When Intel launched its own Hadoop distribution last year, it promised that extensions to instruction sets in its chips would boost performance in various ways: improving data encryption speed via AES-NI and compression using AVX and SSE 4.2.
Various optimisations from Intel's Hadoop distribution will begin to be incorporated into CDH, following the release of version 3.1 of the Intel distro, the final outing for the platform.
Reilly said the firms' engineering collaboration and the absorption of Intel's distribution into Cloudera's platform will yield enhancements to Cloudera's offering "not just five years from now but in the coming months".
Davis expects the bulk of the collaboration between the companies will be on improvements to the open-source, core Hadoop platform, but added they will also work to improve Cloudera's proprietary tools on top of Hadoop.
"It's one of our fundamental objectives to maintain an open ecosystem, and Intel's going to continue to do engineering work and contribute to the open-source community," Davis said.

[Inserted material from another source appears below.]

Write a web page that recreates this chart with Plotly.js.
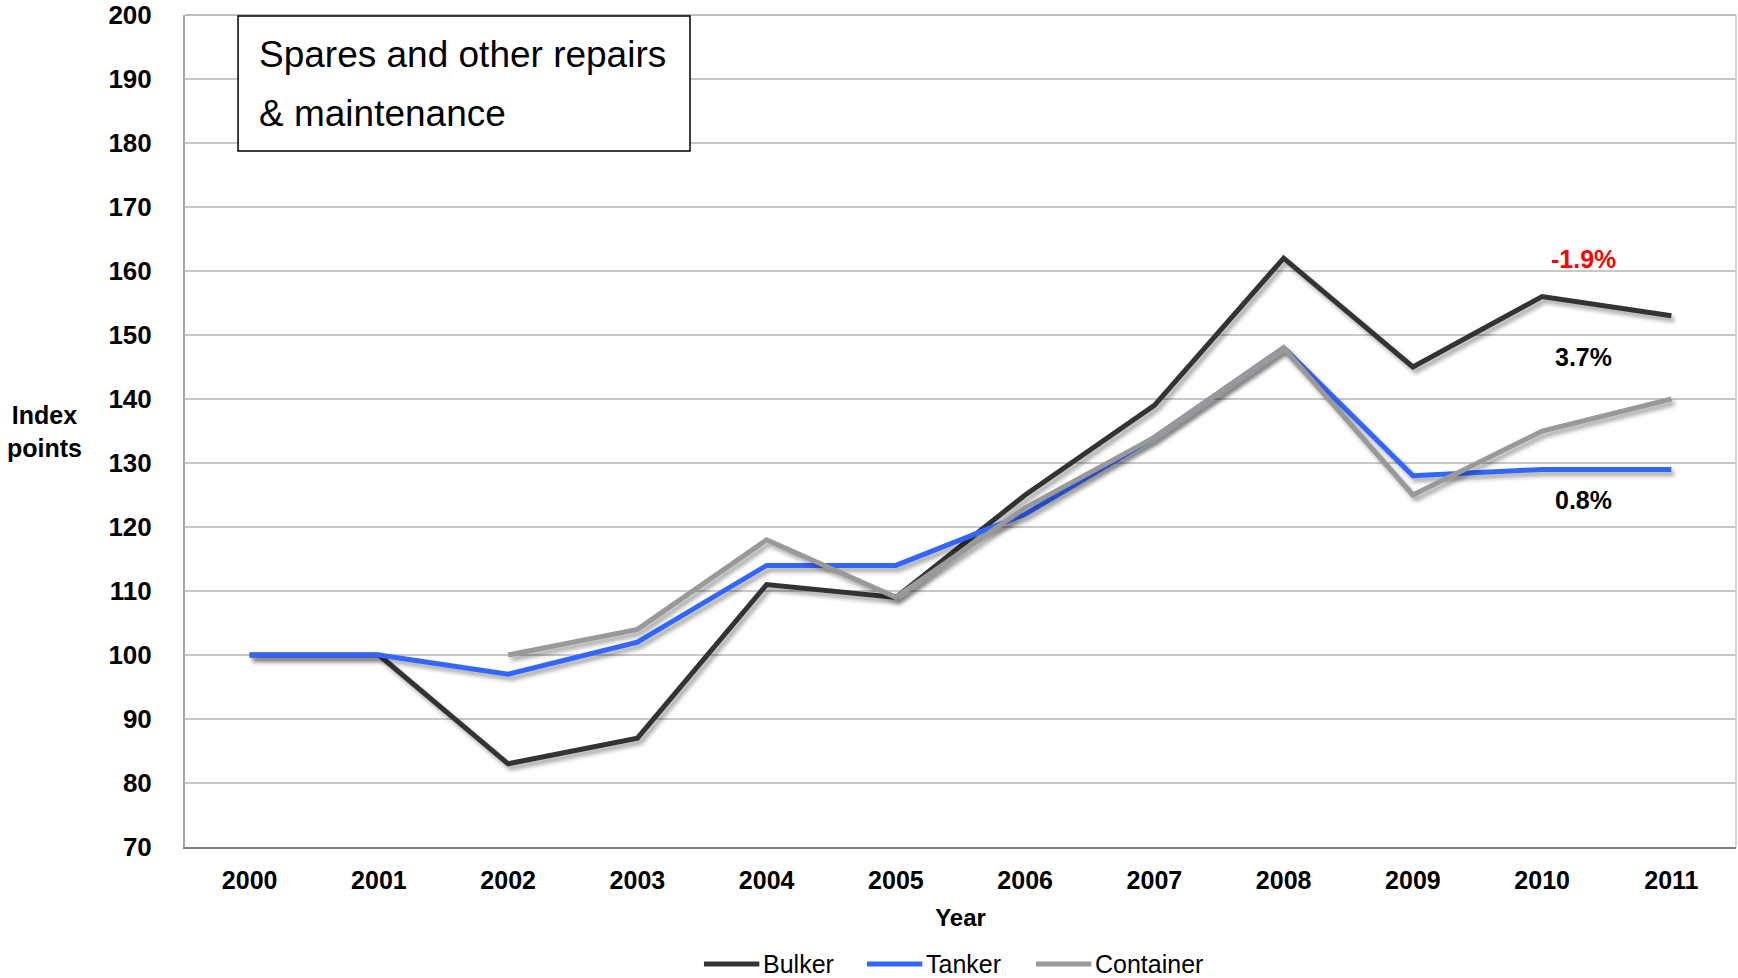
<!DOCTYPE html>
<html>
<head>
<meta charset="utf-8">
<script src="https://cdn.plot.ly/plotly-3.0.1.min.js"></script>
<style>
html, body { margin: 0; padding: 0; background: #fff; }
#chart { width: 1738px; height: 978px; }
.scatterlayer .trace path.js-line { filter: drop-shadow(3px 4px 2px rgba(0,0,0,0.35)); }
</style>
</head>
<body>
<div id="chart"></div>
<script>
const years = [2000, 2001, 2002, 2003, 2004, 2005, 2006, 2007, 2008, 2009, 2010, 2011];
const bulker = [100, 100, 83, 87, 111, 109, 125, 139, 162, 145, 156, 153];
const tanker = [100, 100, 97, 102, 114, 114, 122, 134, 148, 128, 129, 129];
const container = [null, null, 100, 104, 118, 109, 123, 134, 148, 125, 135, 140];
const yTicks = [70, 80, 90, 100, 110, 120, 130, 140, 150, 160, 170, 180, 190, 200];
const seriesNames = ['Bulker', 'Tanker', 'Container'];
const seriesColors = ['#333333', '#3366ff', '#999999'];
const changeLabels = ['-1.9%', '3.7%', '0.8%'];
const changeY = [161.8, 146.5, 124.2];
const changeColors = ['#ff0000', '#000000', '#000000'];

const F = 'Liberation Sans, Arial, Helvetica, sans-serif';
const seriesData = [bulker, tanker, container];

const traces = seriesData.map((d, i) => ({
  x: years, y: d, name: seriesNames[i], mode: 'lines', showlegend: false,
  line: {color: seriesColors[i], width: 5}
}));

const annotations = changeLabels.map((t, i) => ({
  x: 2010.32, y: changeY[i], xref: 'x', yref: 'y', text: t, showarrow: false,
  font: {family: F, size: 25, color: changeColors[i], weight: 'bold'}
}));

annotations.push({
  xref: 'paper', yref: 'paper', x: 0.0465, y: 0.952, xanchor: 'left', yanchor: 'middle',
  text: 'Spares and other repairs', showarrow: false, font: {family: F, size: 37, color: '#000'}
});
annotations.push({
  xref: 'paper', yref: 'paper', x: 0.0465, y: 0.882, xanchor: 'left', yanchor: 'middle',
  text: '&amp; maintenance', showarrow: false, font: {family: F, size: 37, color: '#000'}
});
annotations.push({
  xref: 'paper', yref: 'paper', x: -0.0905, y: 0.5, xanchor: 'center', yanchor: 'middle',
  text: '<b>Index</b><br><b>points</b>', showarrow: false, font: {family: F, size: 25, color: '#000'}
});

// custom legend (paper coordinates)
const legX = [0.3346, 0.4397, 0.5487];
const legLen = 0.0357;
const legY = -0.1406;
const shapes = [
  {type: 'line', xref: 'paper', yref: 'paper', x0: 0, x1: 1, y0: 1, y1: 1, line: {color: '#a6a6a6', width: 1.5}},
  {type: 'line', xref: 'paper', yref: 'paper', x0: 1, x1: 1, y0: 0, y1: 1, line: {color: '#c8c8c8', width: 1.5}},
  {type: 'rect', xref: 'paper', yref: 'paper', x0: 0.0342, x1: 0.3256, y0: 0.8365, y1: 0.9988,
   line: {color: '#000', width: 1.5}, fillcolor: '#ffffff', layer: 'above'}
];
seriesNames.forEach((n, i) => {
  shapes.push({type: 'line', xref: 'paper', yref: 'paper', x0: legX[i], x1: legX[i] + legLen,
    y0: legY, y1: legY, line: {color: seriesColors[i], width: 5}});
  annotations.push({xref: 'paper', yref: 'paper', x: legX[i] + legLen + 0.0012, y: legY,
    xanchor: 'left', yanchor: 'middle', text: n, showarrow: false,
    font: {family: F, size: 25, color: '#000'}});
});

const layout = {
  width: 1738, height: 978,
  margin: {l: 185, r: 2, t: 15, b: 131},
  paper_bgcolor: '#ffffff', plot_bgcolor: '#ffffff',
  showlegend: false,
  xaxis: {
    range: [1999.5, 2011.5], tickmode: 'array', tickvals: years, ticktext: years.map(String),
    showgrid: false, zeroline: false, showline: true, linecolor: '#808080', linewidth: 2,
    mirror: false, ticks: '', ticklabelstandoff: 10, automargin: false,
    tickfont: {family: F, size: 25, color: '#000', weight: 'bold'},
    title: {text: '<b>Year</b>', font: {family: F, size: 24, color: '#000'}, standoff: 16}
  },
  yaxis: {
    range: [70, 200], tickmode: 'array', tickvals: yTicks, ticktext: yTicks.map(String),
    showgrid: true, gridcolor: '#c8c8c8', gridwidth: 1.5, zeroline: false, automargin: false,
    showline: true, linecolor: '#a6a6a6', linewidth: 2, ticks: '', ticklabelstandoff: 26,
    tickfont: {family: F, size: 26, color: '#000', weight: 'bold'}
  },
  shapes: shapes,
  annotations: annotations
};

Plotly.newPlot('chart', traces, layout, {displayModeBar: false, staticPlot: true});
</script>
</body>
</html>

"We'll also continue to innovate in some of the areas around Hadoop that are not open source, on things like the management and data governance that are around Hadoop but not in the core platform. A lot of people have unique technologies there, and we will work with Cloudera on those."
On rare occasions there may also be other considerations that prevent their combined engineering teams from open-sourcing technologies, he said.

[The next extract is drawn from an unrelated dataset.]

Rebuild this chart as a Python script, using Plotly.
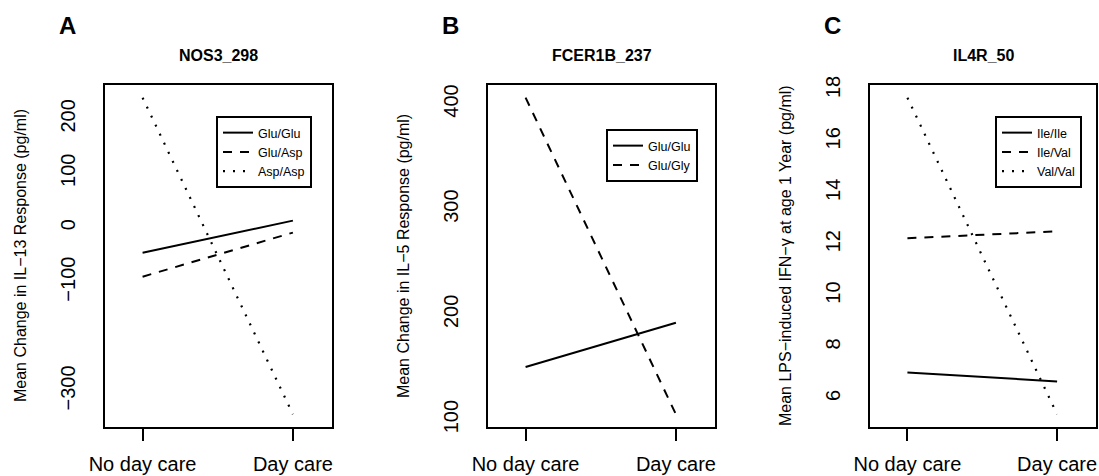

"There are certain cases where open source has some downsides. Security is an example. I don't have a specific example but sometimes you want to do something to take advantage of security capabilities in the chip that if you were to make open source would actually open up security holes. But the vast majority of the innovations that we drive are going to end up in open source."
Reilly said there was a natural crossover between the capabilities of the Hadoop platform to handle large volumes of data and Intel's investment in the internet of things, which is expected to fuel an explosion in data collection and analytics.